Some books are like old friends. You re-read them not because you forgot what happens but because the experience is comforting and restorative. If re-reading Harry Potter for the fifth time brings genuine joy, that is more than enough reason. Comfort reading has deep value, especially during stressful periods when you need familiarity and warmth.

Dense Books You Only Partially Understood

Some books are too complex for a single reading. If you finished feeling you grasped sixty percent, a re-read will dramatically increase understanding. The foundation from your first reading makes the second smoother and far more rewarding. You will be surprised how much clicks into place on a second pass through challenging material.

How to Re-Read Effectively

Change Your Approach

Do not re-read the way you read the first time. If your first reading focused on plot, re-read for character development. If for information, re-read for craft. A different lens transforms the same book into a genuinely different experience and prevents the re-read from feeling like mere repetition.

Annotate More Deeply

Use re-reads for deeper annotation. Mark passages connecting to your current life. Note structural techniques you missed. Compare new annotations with old ones. The layers of marginalia across readings become their own fascinating record of your intellectual and emotional development over the years.

Space Your Re-Reads

The longer you wait between readings, the more you will have changed and the more the re-read reveals. Several years is often ideal. Some books benefit from immediate re-reads, particularly dense works where the second reading clarifies confusions from the first. Experiment with both approaches and see which serves different types of books better.

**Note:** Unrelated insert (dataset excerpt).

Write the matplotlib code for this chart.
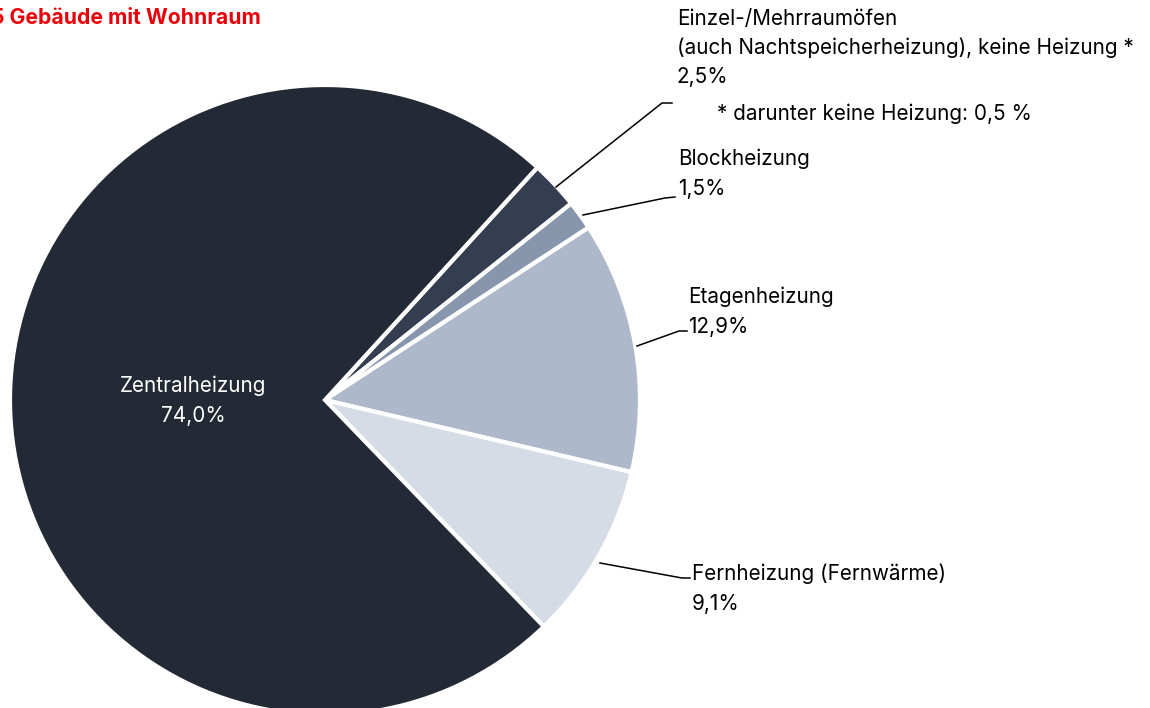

Balancing Re-Reads and New Books

Dedicate ten to twenty percent of your reading to re-reads. For a reader finishing forty books a year, that means four to eight re-reads, enough to revisit favorites without neglecting new discoveries. The books you choose to re-read say something profound about who you are. They are the ones that survived the forgetting curve, that left an impression deep enough to pull you back. A re-read well chosen is never time wasted.